When people use social media to promote their books, that is their way of saying that they can’t be bothered to figure out how to actually promote their books. When people tell you to use Facebook to promote your book, what they are doing is giving you a way to keep very busy while no one at all reads you.


  1. pauljessup

      This is why I hesitate to follow anyone back on Twitter that has the words “writer” in their bio. 9 times out of 10 it’s just buy my book spam. Why does anyone think this works?

  2. Adam Robinson

      There’s an AWP panel for you.

  3. Brian Carr

      Everyone uses social media to some degree to promote their books. I need an example.

  4. jtc

      i don’t do any promoting right now, because i have nothing to promote. but i don’t like the idea of marketing and advertising, i guess. i’d rather self-promote. not that i want to spam people, but i do want it to be genuine. hey, i want you to buy my book. i’m not spending money on marketing it–i’m just hoping it’s good enough that if you read it, you’ll like it and share it with someone else. i’m not absolutely opposed to other forms of promotion (though i know little about any of it), but self-promotion just seems the least worst way, in a way.

  5. Brian Carr

      Like, is this okay?

  6. Brian Carr

      What happened in the six hours between posting a link to your writing on Facebook and posting the above statement to make you change your mind?

  7. Wala

      I am not sure that I agree with this completely. Facebook has more or less become yet another marketing outlet. How effective it is could be up for debate, But if your book is geared towards a teen audience I think it could be very effective.

      Austin Walker

      Compass Rose Academy – Counseling for Troubled Teens

  8. PHC

      shots fired, rip social media

  9. Mike Meginnis

      Brian — nothing changed my mind. The key here is that I specified that social media isn’t a very good way to promote your book.
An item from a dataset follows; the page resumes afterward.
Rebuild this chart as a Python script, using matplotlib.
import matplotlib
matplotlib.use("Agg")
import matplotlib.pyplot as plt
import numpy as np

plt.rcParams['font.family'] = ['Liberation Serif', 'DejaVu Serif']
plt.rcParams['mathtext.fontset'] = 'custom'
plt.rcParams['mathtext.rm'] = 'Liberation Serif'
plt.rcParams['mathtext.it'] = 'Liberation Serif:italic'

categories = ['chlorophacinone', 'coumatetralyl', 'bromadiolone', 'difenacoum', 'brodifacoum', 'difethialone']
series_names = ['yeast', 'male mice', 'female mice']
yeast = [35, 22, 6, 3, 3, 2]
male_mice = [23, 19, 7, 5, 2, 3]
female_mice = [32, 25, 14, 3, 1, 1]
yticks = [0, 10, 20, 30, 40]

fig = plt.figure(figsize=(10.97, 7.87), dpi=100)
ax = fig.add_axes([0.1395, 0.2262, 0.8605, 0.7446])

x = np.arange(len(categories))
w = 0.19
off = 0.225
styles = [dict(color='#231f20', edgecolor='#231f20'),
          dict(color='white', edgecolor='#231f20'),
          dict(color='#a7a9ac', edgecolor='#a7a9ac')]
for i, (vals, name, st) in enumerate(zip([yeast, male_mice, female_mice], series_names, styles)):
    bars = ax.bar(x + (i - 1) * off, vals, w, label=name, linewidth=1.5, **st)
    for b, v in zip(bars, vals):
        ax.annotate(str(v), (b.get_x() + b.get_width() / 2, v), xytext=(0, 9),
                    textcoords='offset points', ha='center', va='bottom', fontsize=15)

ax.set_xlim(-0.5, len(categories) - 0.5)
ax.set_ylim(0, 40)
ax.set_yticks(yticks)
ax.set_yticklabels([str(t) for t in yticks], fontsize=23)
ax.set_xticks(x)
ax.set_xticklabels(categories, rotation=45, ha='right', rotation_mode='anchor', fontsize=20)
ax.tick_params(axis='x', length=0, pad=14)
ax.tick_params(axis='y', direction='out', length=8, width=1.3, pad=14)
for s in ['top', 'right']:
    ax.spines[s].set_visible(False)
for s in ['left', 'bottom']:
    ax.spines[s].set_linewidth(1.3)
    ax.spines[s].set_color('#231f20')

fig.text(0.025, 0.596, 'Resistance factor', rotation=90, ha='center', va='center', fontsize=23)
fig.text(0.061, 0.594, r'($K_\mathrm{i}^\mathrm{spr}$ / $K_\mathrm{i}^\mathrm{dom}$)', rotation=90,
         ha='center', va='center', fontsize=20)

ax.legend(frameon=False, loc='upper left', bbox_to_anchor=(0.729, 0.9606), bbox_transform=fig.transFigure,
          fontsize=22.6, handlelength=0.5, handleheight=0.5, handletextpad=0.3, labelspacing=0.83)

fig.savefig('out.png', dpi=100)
      You should absolutely use Facebook and Twitter to spam your friends about your writing, especially your writing that is available for free online — like the story I linked to in that screenshot. You can also talk about how cool you are, etc. That’s a pretty efficient way to let your friends know what’s up. BUT, when it comes time to promote a book, Facebook and Twitter are not your friend; you can post there periodically, sure, but past the first post or two, additional posts will have severely diminishing returns, because your friends were listening the first time. If they chose not to buy your book the first three times you posted, being reminded thirty times more in the same venue will not make a difference.

      That doesn’t make social media necessarily problematic unless you hella spam people, but the illusion that having a lot of Facebook friends and Twitter followers will sell books, or that spamming what friends and followers you have will sell books, is actively counterproductive. It’s not going to work, and it leads to really irritating practices.

      How do you promote your book? I think you do it by being publicly interesting and talking to people as if they were people.

  10. HolidayInnExpress

      You’re conflating separate issues (spamming and using Facebook). A person can use Facebook without spamming. Your post is really about spamming, not “using Facebook.” It’s unfair to conflate the two, but you obviously mean well.

      Here are some other tips I might add:

      1) It’s cool to announce your first acceptance or two, but unless you receive an acceptance from the Paris Review, it’s overkill to promote yourself via acceptances. Wait for the story to appear before you mention it on Facebook. You look silly and insecure when you’re announcing your fifteenth acceptance on Facebook.

      2) Please kill the false modesty and just link the damn piece–the ass kissing “aw-thank-you-editors-for-publishing-me-notes,” or the now pseudo nonchalant phrases everyone uses, “I wrote this ‘thing” (or such nonsense). First of all, it’s not a “thing.” It’s a story, poem, or essay. You don’t need to apologize for writing or downplay art by describing it in dumbed down language. Say, “I have a story/essay/poem in the _____” and provide the damn link.

  11. Brian Carr

      Everyone should just do what they want to because the reward isn’t really worth shit anyway. If you’re thinking about ‘how/why’ it should be done, you’ve already lost.

  12. Brian Carr

      I don’t know, man. Some people have used social media to great advantage: Think about Alan Heathcock and Volt. Some people can hide under a rock: Think about Patrick de Witt and The Sisters Brothers. I think the only thing that we can all agree on for sure is that no one knows how to make a book successful. It generally happens by fucking accident or magic or by accidental magic that is magically accidental.